The special teams blocked a punt, and the Bucs could not score. The defense forced a fumble at the Lions' 7, and the Bucs fumbled right back. Trent Dilfer overthrew Tracy Johnson, who ran like he was pulling a U-Haul. Dilfer overthrew Courtney Hawkins. The Lions played with the Lions' secondary. And still the Bucs could not score. They say the right things, of course. They say they are confident they can light up a scoreboard. They trot out the losers' line about a lack of execution, saying the phrase as if it is an all-encompassing answer instead of a hollow and hopeless dodge. They say good times are to come. But conviction? Is there any conviction there?

It would be nice to believe.

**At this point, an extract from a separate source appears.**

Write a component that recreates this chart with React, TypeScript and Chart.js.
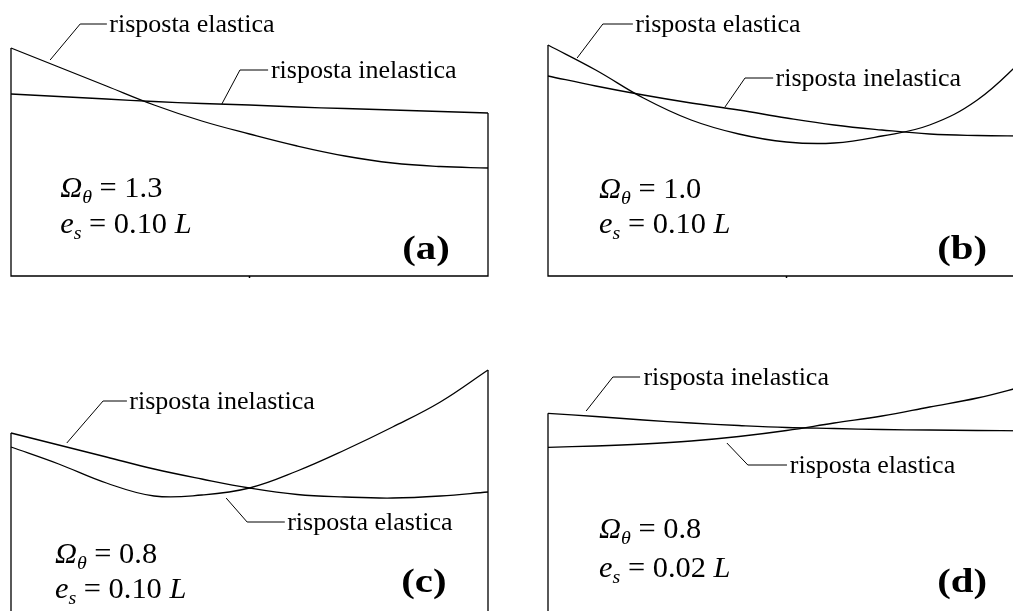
import React, { useEffect, useRef } from "react";
import { Chart, registerables } from "chart.js";

Chart.register(...registerables);

// Normalised position along the beam (0 = left support, 1 = right end of the panel)
const BEAM_X = [0, 0.1, 0.2, 0.3, 0.4, 0.5, 0.6, 0.7, 0.8, 0.9, 1.0];

// Response curves (arbitrary units, 0 = panel baseline)
const ELASTIC_A = [2.28, 2.09, 1.9, 1.71, 1.55, 1.42, 1.3, 1.2, 1.13, 1.095, 1.08];
const INELASTIC_A = [1.82, 1.795, 1.77, 1.745, 1.725, 1.71, 1.69, 1.675, 1.66, 1.645, 1.63];

const ELASTIC_B = [2.31, 2.06, 1.78, 1.56, 1.42, 1.34, 1.33, 1.4, 1.51, 1.76, 2.18];
const INELASTIC_B = [2.0, 1.9, 1.81, 1.73, 1.66, 1.58, 1.51, 1.46, 1.42, 1.405, 1.4];

const ELASTIC_C = [2.03, 1.86, 1.67, 1.54, 1.55, 1.62, 1.79, 2.0, 2.23, 2.48, 2.8];
const INELASTIC_C = [2.17, 2.05, 1.93, 1.81, 1.71, 1.62, 1.555, 1.53, 1.52, 1.54, 1.58];

const ELASTIC_D = [2.027, 2.04, 2.06, 2.09, 2.135, 2.195, 2.27, 2.34, 2.43, 2.52, 2.64];
const INELASTIC_D = [2.367, 2.335, 2.3, 2.27, 2.245, 2.225, 2.215, 2.205, 2.2, 2.195, 2.192];

// Texts
const LABEL_ELASTIC = "risposta elastica";
const LABEL_INELASTIC = "risposta inelastica";
const OMEGA_VALUES = ["1.3", "1.0", "0.8", "0.8"];
const ES_VALUES = ["0.10", "0.10", "0.10", "0.02"];
const PANEL_TAGS = ["(a)", "(b)", "(c)", "(d)"];

const FONT = "'Liberation Serif', 'Times New Roman', Tinos, serif";

type Leader = { pts: [number, number][]; textX: number; label: string };
type PanelCfg = {
  left: number;
  top: number;
  w: number;
  h: number;
  pad: { left: number; right: number; top: number; bottom: number };
  yMax: number;
  elastic: number[];
  inelastic: number[];
  leaders: Leader[];
  params: { x: number; y1: number; y2: number };
  tag: { x: number; y: number };
  idx: number;
};

const PANELS: PanelCfg[] = [
  {
    left: 0, top: 0, w: 506, h: 300,
    pad: { left: 11, right: 18, top: 6, bottom: 24 }, yMax: 2.7,
    elastic: ELASTIC_A, inelastic: INELASTIC_A,
    leaders: [
      { pts: [[0.082, 2.16], [0.145, 2.52], [0.201, 2.52]], textX: 0.206, label: LABEL_ELASTIC },
      { pts: [[0.442, 1.72], [0.48, 2.06], [0.539, 2.06]], textX: 0.545, label: LABEL_INELASTIC },
    ],
    params: { x: 0.103, y1: 0.79, y2: 0.43 },
    tag: { x: 0.82, y: 0.17 },
    idx: 0,
  },
  {
    left: 506, top: 0, w: 540, h: 300,
    pad: { left: 42, right: 21, top: 6, bottom: 24 }, yMax: 2.7,
    elastic: ELASTIC_B, inelastic: INELASTIC_B,
    leaders: [
      { pts: [[0.061, 2.18], [0.115, 2.52], [0.178, 2.52]], textX: 0.183, label: LABEL_ELASTIC },
      { pts: [[0.371, 1.69], [0.413, 1.98], [0.472, 1.98]], textX: 0.477, label: LABEL_INELASTIC },
    ],
    params: { x: 0.107, y1: 0.78, y2: 0.43 },
    tag: { x: 0.816, y: 0.17 },
    idx: 1,
  },
  {
    left: 0, top: 300, w: 506, h: 360,
    pad: { left: 11, right: 18, top: 70, bottom: 10 }, yMax: 2.8,
    elastic: ELASTIC_C, inelastic: INELASTIC_C,
    leaders: [
      { pts: [[0.117, 2.07], [0.193, 2.49], [0.243, 2.49]], textX: 0.248, label: LABEL_INELASTIC },
      { pts: [[0.451, 1.52], [0.495, 1.28], [0.574, 1.28]], textX: 0.579, label: LABEL_ELASTIC },
    ],
    params: { x: 0.092, y1: 0.87, y2: 0.52 },
    tag: { x: 0.818, y: 0.58 },
    idx: 2,
  },
  {
    left: 506, top: 300, w: 540, h: 360,
    pad: { left: 42, right: 21, top: 70, bottom: 10 }, yMax: 2.8,
    elastic: ELASTIC_D, inelastic: INELASTIC_D,
    leaders: [
      { pts: [[0.08, 2.39], [0.136, 2.73], [0.193, 2.73]], textX: 0.2, label: LABEL_INELASTIC },
      { pts: [[0.375, 2.07], [0.419, 1.85], [0.501, 1.85]], textX: 0.507, label: LABEL_ELASTIC },
    ],
    params: { x: 0.107, y1: 1.12, y2: 0.73 },
    tag: { x: 0.816, y: 0.58 },
    idx: 3,
  },
];

type Seg = { t: string; it?: boolean; sub?: boolean; bold?: boolean };

function drawRich(ctx: CanvasRenderingContext2D, x: number, y: number, segs: Seg[], size: number, sx: number) {
  ctx.save();
  ctx.translate(x, y);
  ctx.scale(sx, 1);
  ctx.fillStyle = "#000";
  ctx.textBaseline = "alphabetic";
  ctx.textAlign = "left";
  let cx = 0;
  for (const s of segs) {
    const fs = Math.round(s.sub ? size * 0.66 : size);
    ctx.font = `${s.it ? "italic " : ""}${s.bold ? "bold " : ""}${fs}px ${FONT}`;
    ctx.fillText(s.t, cx, s.sub ? size * 0.2 : 0);
    cx += ctx.measureText(s.t).width;
  }
  ctx.restore();
}

function Panel({ cfg }: { cfg: PanelCfg }) {
  const ref = useRef<HTMLCanvasElement>(null);
  useEffect(() => {
    const canvas = ref.current;
    if (!canvas) return;
    const annot = {
      id: "annot",
      afterDatasetsDraw(chart: any) {
        const ctx: CanvasRenderingContext2D = chart.ctx;
        const xs = chart.scales.x;
        const ys = chart.scales.y;
        const px = (v: number) => xs.getPixelForValue(v);
        const py = (v: number) => ys.getPixelForValue(v);
        ctx.save();
        ctx.strokeStyle = "#000";
        ctx.lineWidth = 1.3;
        const n = cfg.elastic.length - 1;
        const topL = Math.max(cfg.elastic[0], cfg.inelastic[0]);
        const topR = Math.max(cfg.elastic[n], cfg.inelastic[n]);
        ctx.beginPath();
        ctx.moveTo(px(0), py(topL));
        ctx.lineTo(px(0), py(0));
        ctx.lineTo(px(1), py(0));
        ctx.lineTo(px(1), py(topR));
        ctx.stroke();
        ctx.lineWidth = 1.5;
        ctx.beginPath();
        ctx.moveTo(px(0.5), py(0));
        ctx.lineTo(px(0.5), py(0) + 2);
        ctx.stroke();
        ctx.lineWidth = 1;
        for (const l of cfg.leaders) {
          ctx.beginPath();
          l.pts.forEach(([a, b], i) => {
            if (i === 0) ctx.moveTo(px(a), py(b));
            else ctx.lineTo(px(a), py(b));
          });
          ctx.stroke();
          const last = l.pts[l.pts.length - 1];
          drawRich(ctx, px(l.textX), py(last[1]) + 8, [{ t: l.label }], 26, 1.0);
        }
        const i = cfg.idx;
        drawRich(ctx, px(cfg.params.x), py(cfg.params.y1), [
          { t: "Ω", it: true },
          { t: "θ", it: true, sub: true },
          { t: " = " + OMEGA_VALUES[i] },
        ], 29, 1.05);
        drawRich(ctx, px(cfg.params.x), py(cfg.params.y2), [
          { t: "e", it: true },
          { t: "s", it: true, sub: true },
          { t: " = " + ES_VALUES[i] + " " },
          { t: "L", it: true },
        ], 29, 1.05);
        drawRich(ctx, px(cfg.tag.x), py(cfg.tag.y), [{ t: PANEL_TAGS[i], bold: true }], 34, 1.2);
        ctx.restore();
      },
    };
    const mk = (vals: number[]) => BEAM_X.map((x, k) => ({ x, y: vals[k] }));
    const chart = new Chart(canvas, {
      type: "line",
      data: {
        datasets: [
          { label: LABEL_ELASTIC, data: mk(cfg.elastic), borderColor: "#000", borderWidth: 1.3, pointRadius: 0, tension: 0.4, clip: false, fill: false } as any,
          { label: LABEL_INELASTIC, data: mk(cfg.inelastic), borderColor: "#000", borderWidth: 1.3, pointRadius: 0, tension: 0.4, clip: false, fill: false } as any,
        ],
      },
      options: {
        responsive: false,
        animation: false,
        devicePixelRatio: 1,
        layout: { padding: cfg.pad },
        scales: {
          x: { type: "linear", min: 0, max: 1, display: false },
          y: { type: "linear", min: 0, max: cfg.yMax, display: false },
        },
        plugins: { legend: { display: false }, tooltip: { enabled: false } },
        events: [],
      },
      plugins: [annot],
    });
    let alive = true;
    const fonts: any = (document as any).fonts;
    if (fonts && fonts.load) {
      Promise.all([
        fonts.load(`24px 'Liberation Serif'`),
        fonts.load(`italic 24px 'Liberation Serif'`),
        fonts.load(`bold 32px 'Liberation Serif'`),
      ]).then(() => { if (alive) chart.draw(); }).catch(() => {});
    }
    return () => { alive = false; chart.destroy(); };
  }, [cfg]);
  return (
    <canvas
      ref={ref}
      width={cfg.w}
      height={cfg.h}
      style={{ position: "absolute", left: cfg.left, top: cfg.top, width: cfg.w, height: cfg.h }}
    />
  );
}

export default function App() {
  return (
    <div
      style={{
        position: "fixed",
        left: 0,
        top: 0,
        width: 1013,
        height: 611,
        overflow: "hidden",
        background: "#fff",
        fontFamily: "'Liberation Serif'",
      }}
    >
      <span style={{ position: "absolute", left: -999, top: 0, fontFamily: "'Liberation Serif'" }}>
        a<i>a</i><b>a</b>
      </span>
      {PANELS.map((p) => (
        <Panel key={p.idx} cfg={p} />
      ))}
    </div>
  );
}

But things may be getting worse. Those who think Dilfer deserves a public flogging got their way Sunday, and now Paul Gruber will be gone a month. Defenses will continue to creep into the line to challenge the running game until they get burned. And the malaise will continue. You look into their faces. You see some hurt there, you see some humiliation, you see some heartache. But hope? Is there any hope in there? And does anyone have any to spare?